- Born: 17 February 1946 (age 80)
- Education: Trinity Hall, University of Cambridge
- Awards: Salem Prize (1972)
- Scientific career
- Workplaces: University of Cambridge
- Thesis: Some Results on Kronecker, Dirichlet and Helson Sets (1971)
- Doctoral advisor: Nicholas Varopoulos
- Website: http://www.dpmms.cam.ac.uk/~twk10/

= Thomas William Körner =

British mathematician (born 1946)

Thomas William Körner (born 17 February 1946) is a British pure mathematician and the author of three books on popular mathematics. He is titular Professor of Fourier Analysis in the University of Cambridge and a Fellow of Trinity Hall. He is the son of the philosopher Stephan Körner and of Edith Körner.

He studied at Trinity Hall, Cambridge, and wrote his PhD thesis Some Results on Kronecker, Dirichlet and Helson Sets there in 1971, studying under Nicholas Varopoulos. In 1972 he won the Salem Prize.
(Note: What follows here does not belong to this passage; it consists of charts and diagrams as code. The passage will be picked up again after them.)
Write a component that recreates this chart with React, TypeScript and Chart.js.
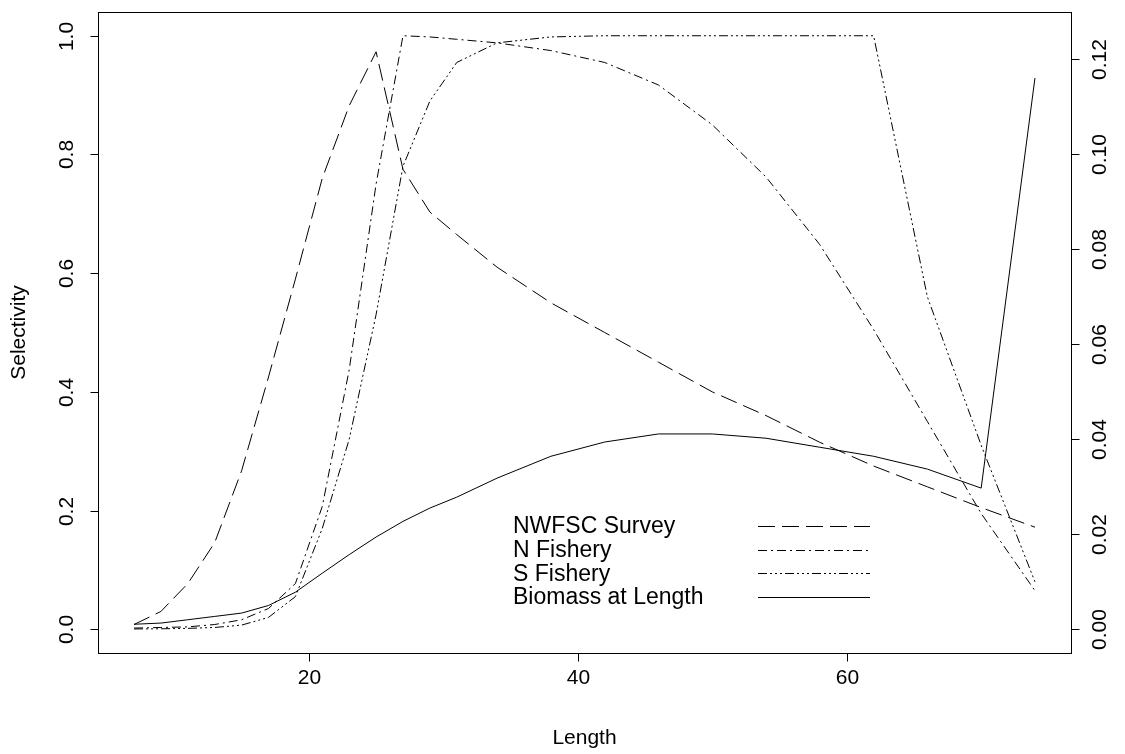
import React, { useEffect, useRef } from "react";
import { Chart, registerables } from "chart.js";

Chart.register(...registerables);

// Length bins (x values)
const lengths = [7, 9, 11, 13, 15, 17, 19, 21, 23, 25, 27, 29, 31, 34, 38, 42, 46, 50, 54, 58, 62, 66, 70, 74];
// Selectivity series (left axis)
const survey = [0.008, 0.03, 0.077, 0.146, 0.267, 0.425, 0.59, 0.76, 0.882, 0.973, 0.775, 0.703, 0.665, 0.61, 0.55, 0.5, 0.45, 0.4, 0.36, 0.315, 0.275, 0.24, 0.205, 0.172];
const nFishery = [0.002, 0.003, 0.004, 0.008, 0.016, 0.035, 0.077, 0.207, 0.437, 0.75, 1.0, 0.998, 0.994, 0.988, 0.975, 0.955, 0.917, 0.85, 0.762, 0.648, 0.505, 0.35, 0.195, 0.065];
const sFishery = [0.0005, 0.0008, 0.0015, 0.003, 0.007, 0.02, 0.055, 0.17, 0.32, 0.53, 0.78, 0.89, 0.955, 0.988, 0.998, 1, 1, 1, 1, 1, 1, 0.56, 0.31, 0.08];
// Biomass at length (right axis)
const biomass = [0.00105, 0.0013, 0.002, 0.0027, 0.0034, 0.005, 0.0078, 0.0118, 0.0157, 0.0194, 0.0227, 0.0255, 0.0278, 0.0318, 0.0364, 0.0394, 0.0411, 0.0411, 0.0402, 0.0383, 0.0364, 0.0337, 0.0297, 0.116];

// Ticks
const xTicks = [20, 40, 60];
const yTicks = [0, 0.2, 0.4, 0.6, 0.8, 1.0];
const yTickLabels = ["0.0", "0.2", "0.4", "0.6", "0.8", "1.0"];
const y2Ticks = [0, 0.02, 0.04, 0.06, 0.08, 0.1, 0.12];
const y2TickLabels = ["0.00", "0.02", "0.04", "0.06", "0.08", "0.10", "0.12"];

const seriesNames = ["NWFSC Survey", "N Fishery", "S Fishery", "Biomass at Length"];
const seriesDashes: number[][] = [[17, 7], [9, 4, 2, 4], [9, 3, 2, 3, 2, 3, 2, 3], []];

const FONT = '"Liberation Sans", Arial, Helvetica, sans-serif';

export default function App() {
  const ref = useRef<HTMLCanvasElement>(null);

  useEffect(() => {
    const canvas = ref.current;
    if (!canvas) return;

    const rPlugin = {
      id: "rStyleAxes",
      afterDraw(chart: any) {
        const ctx = chart.ctx as CanvasRenderingContext2D;
        const { left, right, top, bottom } = chart.chartArea;
        const xs = chart.scales.x;
        const ys = chart.scales.y;
        const y2 = chart.scales.y2;
        ctx.save();
        ctx.strokeStyle = "#000";
        ctx.fillStyle = "#000";
        ctx.lineWidth = 1;
        ctx.setLineDash([]);
        // box
        ctx.strokeRect(Math.round(left) + 0.5, Math.round(top) + 0.5, Math.round(right - left), Math.round(bottom - top));

        const tl = 8;
        // x axis ticks
        ctx.font = `21px ${FONT}`;
        ctx.textAlign = "center";
        ctx.textBaseline = "middle";
        xTicks.forEach((v) => {
          const px = Math.round(xs.getPixelForValue(v)) + 0.5;
          ctx.beginPath();
          ctx.moveTo(px, Math.round(bottom) + 0.5);
          ctx.lineTo(px, Math.round(bottom) + 0.5 + tl);
          ctx.stroke();
          ctx.fillText(String(v), px, 678);
        });
        // left axis
        yTicks.forEach((v, i) => {
          const py = Math.round(ys.getPixelForValue(v)) + 0.5;
          ctx.beginPath();
          ctx.moveTo(Math.round(left) + 0.5, py);
          ctx.lineTo(Math.round(left) + 0.5 - tl, py);
          ctx.stroke();
          ctx.save();
          ctx.translate(67, py);
          ctx.rotate(-Math.PI / 2);
          ctx.fillText(yTickLabels[i], 0, 0);
          ctx.restore();
        });
        // right axis
        y2Ticks.forEach((v, i) => {
          const py = Math.round(y2.getPixelForValue(v)) + 0.5;
          ctx.beginPath();
          ctx.moveTo(Math.round(right) + 0.5, py);
          ctx.lineTo(Math.round(right) + 0.5 + tl, py);
          ctx.stroke();
          ctx.save();
          ctx.translate(1100, py);
          ctx.rotate(-Math.PI / 2);
          ctx.fillText(y2TickLabels[i], 0, 0);
          ctx.restore();
        });
        // titles
        ctx.fillText("Length", (left + right) / 2, 738);
        ctx.save();
        ctx.translate(19, (top + bottom) / 2);
        ctx.rotate(-Math.PI / 2);
        ctx.fillText("Selectivity", 0, 0);
        ctx.restore();

        // legend
        ctx.font = `23px ${FONT}`;
        ctx.textAlign = "left";
        const rows = [526, 549.7, 573.4, 597];
        seriesNames.forEach((name, i) => {
          ctx.fillText(name, 513, rows[i] + 1);
          ctx.beginPath();
          ctx.setLineDash(seriesDashes[i]);
          ctx.moveTo(758, Math.round(rows[i]) + 0.5);
          ctx.lineTo(870, Math.round(rows[i]) + 0.5);
          ctx.stroke();
          ctx.setLineDash([]);
        });
        ctx.restore();
      },
    };

    const mk = (vals: number[]) => lengths.map((x, i) => ({ x, y: vals[i] }));
    const base = {
      borderColor: "#000",
      backgroundColor: "#000",
      borderWidth: 1,
      pointRadius: 0,
      tension: 0,
      fill: false,
    };

    const chart = new Chart(canvas, {
      type: "line",
      data: {
        datasets: [
          { ...base, label: seriesNames[0], data: mk(survey), borderDash: seriesDashes[0], yAxisID: "y" },
          { ...base, label: seriesNames[1], data: mk(nFishery), borderDash: seriesDashes[1], yAxisID: "y" },
          { ...base, label: seriesNames[2], data: mk(sFishery), borderDash: seriesDashes[2], yAxisID: "y" },
          { ...base, label: seriesNames[3], data: mk(biomass), borderDash: seriesDashes[3], yAxisID: "y2" },
        ],
      },
      options: {
        responsive: false,
        animation: false,
        devicePixelRatio: 1,
        layout: { padding: { left: 98, right: 54, top: 12, bottom: 101 } },
        plugins: { legend: { display: false }, title: { display: false }, tooltip: { enabled: false } },
        scales: {
          x: { type: "linear", min: 4.32, max: 76.68, display: false },
          y: { type: "linear", min: -0.04, max: 1.04, display: false },
          y2: { type: "linear", position: "right", min: -0.005, max: 0.1299, display: false },
        },
      },
      plugins: [rPlugin],
    } as any);

    return () => chart.destroy();
  }, []);

  return (
    <div style={{ position: "absolute", left: 0, top: 0, width: 1125, height: 754, background: "#fff" }}>
      <canvas ref={ref} width={1125} height={754} style={{ display: "block", width: 1125, height: 754 }} />
    </div>
  );
}
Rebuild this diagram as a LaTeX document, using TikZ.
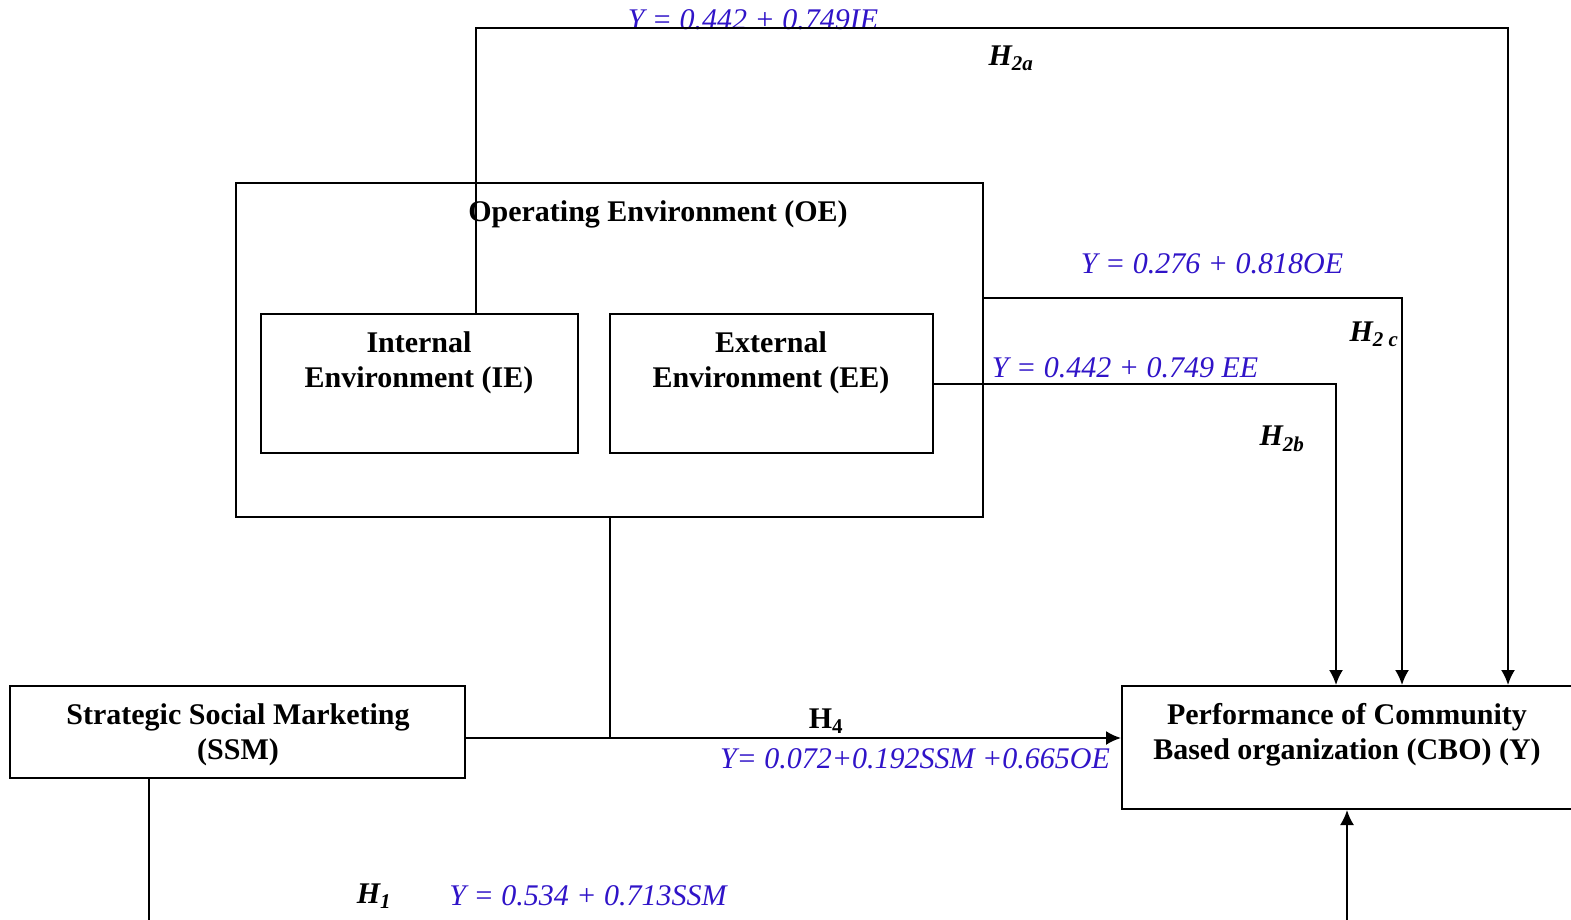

He has written academic mathematics books aimed at undergraduates:
- Fourier Analysis
- Exercises for Fourier Analysis
- A Companion to Analysis
- Vectors, Pure and Applied
- Calculus for the Ambitious

He has also written three books aimed at secondary school students, the popular 1996 title The Pleasures of Counting, Naive Decision Making (published 2008) on probability, statistics and game theory, and Where Do Numbers Come From? (published October 2019).